I am counting on the excitement of my boys to override my sand based frustrations. I love watching Robby play in the surf with Scott, and I'm sure that Timmy will thoroughly enjoy digging in the sand and finding shells. Once I accept that walking is different, I'm sure I'll be able to relax and enjoy the beach.

The boys (Scott included) don't know about the vacation, and I'm trying to figure out if and when I might reveal my secret. (Obviously, Scott doesn't read this blog often so I feel safe sharing my secret here.) Part of me wants to pack and prepare without assistance so that they can be kept in the dark until we arrive at the beach. Then I think of the work that doing everything by myself would entail, and I realize that it is probably best to at least clue Scott in on the destination.




Tuesday, July 05, 2016

Boot Camp Reboot

We had an extremely laid back and non-eventful holiday. The rain kept us from going to the pool, grilling outside and lighting up fireworks. Instead Robby and Scott went to see a movie while I took Timmy to his toddler playground. While we failed to do anything Fourth of July-ish, we still had a nice day.

Perhaps the best thing about yesterday was the fact that I didn't have to go to Boot Camp. The gym was closed, providing me with another much needed rest day. Saturday I was so sore after class that I could barely lift up Timmy when I got home. My quads were achy and I was struggling to stand and climb stairs. Thankfully I had the foresight to schedule a massage to cap off my first week of fitness. The masseuse worked wonders because when he was finished I was able to climb off of the table without cussing in pain.

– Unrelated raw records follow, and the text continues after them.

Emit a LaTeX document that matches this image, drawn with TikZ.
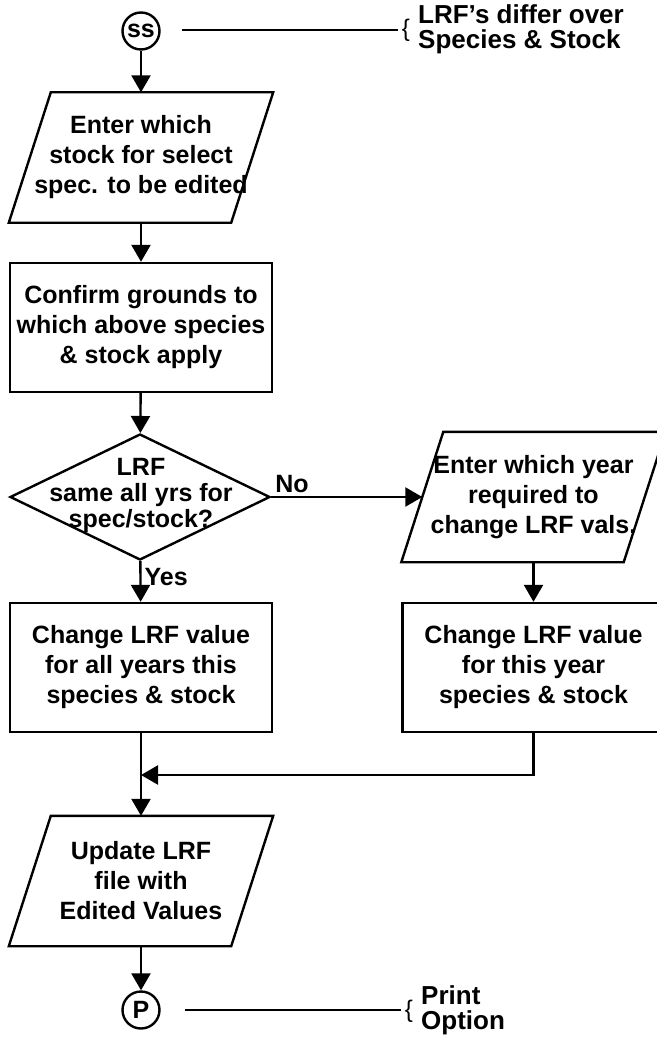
\documentclass[tikz,border=0pt]{standalone}
\usepackage{fontspec}
\setmainfont{Liberation Sans}
\usetikzlibrary{positioning,arrows.meta,shapes.geometric}

\begin{document}
\begin{tikzpicture}[x=0.5pt, y=-0.5pt, line width=1.2pt,
  >={Triangle[length=8.5pt,width=9.5pt]},
  txt/.style={font=\bfseries\fontsize{12.5}{15}\selectfont, align=center},
  process/.style={txt, draw, minimum width=131pt, minimum height=64.5pt,
                  inner sep=0pt},
  io/.style={txt, minimum width=110pt, minimum height=64pt, inner sep=0pt,
    append after command={\pgfextra{
      \draw ([xshift=10.5pt]\tikzlastnode.north west)
         -- ([xshift=10.5pt]\tikzlastnode.north east)
         -- ([xshift=-10.5pt]\tikzlastnode.south east)
         -- ([xshift=-10.5pt]\tikzlastnode.south west) -- cycle;}}},
  decision/.style={draw, diamond, minimum width=130pt, minimum height=63pt,
                   inner sep=0pt},
  connector/.style={draw, circle, minimum size=18.5pt, inner sep=0pt,
                    font=\bfseries\fontsize{12.5}{12.5}\selectfont},
  lbl/.style={font=\bfseries\fontsize{12.5}{12.5}\selectfont, inner sep=1.5pt},
  note/.style={font=\bfseries\fontsize{13}{12.5}\selectfont, align=left,
               anchor=west, inner sep=0pt},
  brace/.style={font=\fontsize{12}{12}\selectfont, inner sep=0pt},
  ]
  \clip[use as bounding box] (0,0) rectangle (657,1038);

  % main column
  \node[connector] (ss) at (141,31) {ss};
  \node[io] (whichstock) at (141,157.5)
    {Enter which\\stock for select\\spec. to be edited};
  \node[process] (grounds) at (141,327.5)
    {Confirm grounds to\\which above species\\\& stock apply};
  \node[decision] (same) at (140,497) {};
  \node[txt, font=\bfseries\fontsize{12.5}{13}\selectfont] (sametext) at (141,495)
    {LRF\\same all yrs for\\spec/stock?};
  \node[process] (allyears) at (141,667.5)
    {Change LRF value\\for all years this\\species \& stock};
  \coordinate (join) at (141,775);
  \node[io] (update) at (141,881)
    {Update LRF\\file with\\Edited Values};
  \node[connector] (print) at (141,1010) {P};

  % right column
  \node[io] (whichyear) at (533.5,497)
    {Enter which year\\required to\\change LRF vals.};
  \node[process] (thisyear) at (533.5,667.5)
    {Change LRF value\\for this year\\species \& stock};

  % side notes
  \coordinate (ssstart) at (182,30);
  \coordinate (ssend) at (398,30);
  \node[brace] (ssbrace) at (406,30) {\{};
  \node[note] (ssnote) at (417,29) {LRF's differ over\\Species \& Stock};
  \coordinate (printstart) at (185,1010);
  \coordinate (printend) at (401,1010);
  \node[brace] (printbrace) at (409,1011) {\{};
  \node[note] (printnote) at (420,1010) {Print\\Option};
  \draw (ssstart) -- (ssend);
  \draw (printstart) -- (printend);

  % flow
  \draw[->] (ss) -- (whichstock);
  \draw[->] (whichstock) -- (grounds);
  \draw[->] (grounds) -- (same);
  \draw[->] (same) -- node[lbl, pos=0, anchor=south west] {No} (whichyear);
  \draw[->] (same) -- node[lbl, pos=0.4, right] {Yes} (allyears);
  \draw[->] (whichyear) -- (thisyear);
  \draw[->] (thisyear.south) |- (join);
  \draw[->] (allyears) -- (update);
  \draw[->] (update) -- (print);
\end{tikzpicture}
\end{document}
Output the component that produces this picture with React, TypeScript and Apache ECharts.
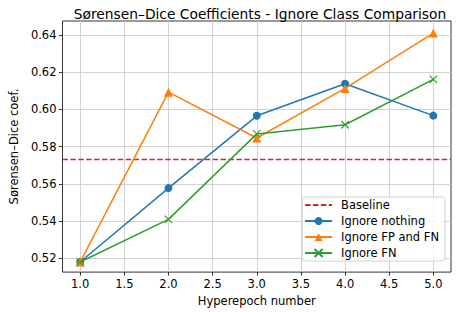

I thought that I was in fairly good shape from chasing Timmy around all day.  Apparently I was fooling myself. I am woefully weak, but hopefully that is changing. I really don't like boot camp, but I know that it is good for me. I have to start taking better care of myself.

The classes are short (only 30 minutes) so by the time I really start hurting I can count down to being finished. I'm happy that I'm not the only pudgy, strength struggling female in the class. If I were surrounded by toned jocks I would probably have quit the first day. I still feel insecure, but that is normal whenever I push myself out of my comfort zone.

Although I do find myself comparing my ability to everybody else,  it really doesn't matter if I can keep up with my classmates. One of the greatest amputee perks is the complete lack of expectation surrounding athletic ability. Everybody seems so amazed by the fact that I walk into a gym that I am lauded with praise simply for trying. At this point, I'll take the encouragement where I can get it!


Monday, July 04, 2016

Losing My Foot but Finding Myself

Happy 4th of July!

Yesterday was my personal Independence Day as I marked 13 years as an amputee. I wasn't depressed as I have been in years past, but I definitely felt a somber undertone to the day. I tried not to  dwell on the memories of that day, because despite the years that have passed I am transported back to the gurney being wheeled into the OR whenever I remember. Those memories are painful and are best left in the past. Instead of reflecting back, I opted to focus on the present.  If I hadn't decided to amputate, I would not be where I am today.

Losing my foot allowed me to find myself. I have a new career which I love. I discovered a passion for helping my community which I find both invigorating and challenging. Perhaps most importantly I am the mother to two wonderful little boys, both of whom are growing up with a natural and sincere empathy and understanding towards individuals with physical and mental differences. I've discovered that having a parent with a disability is not a weakness but an asset.

During the past year my limb loss has infiltrated into my dreams, fully solidifying the reality in all realms of consciousness.  I will probably mourn my foot for the rest of my life, but those moments are fleeting and are becoming more scarce as time passes. The road hasn't always been easy, but I know that I made the right decision 13 years ago.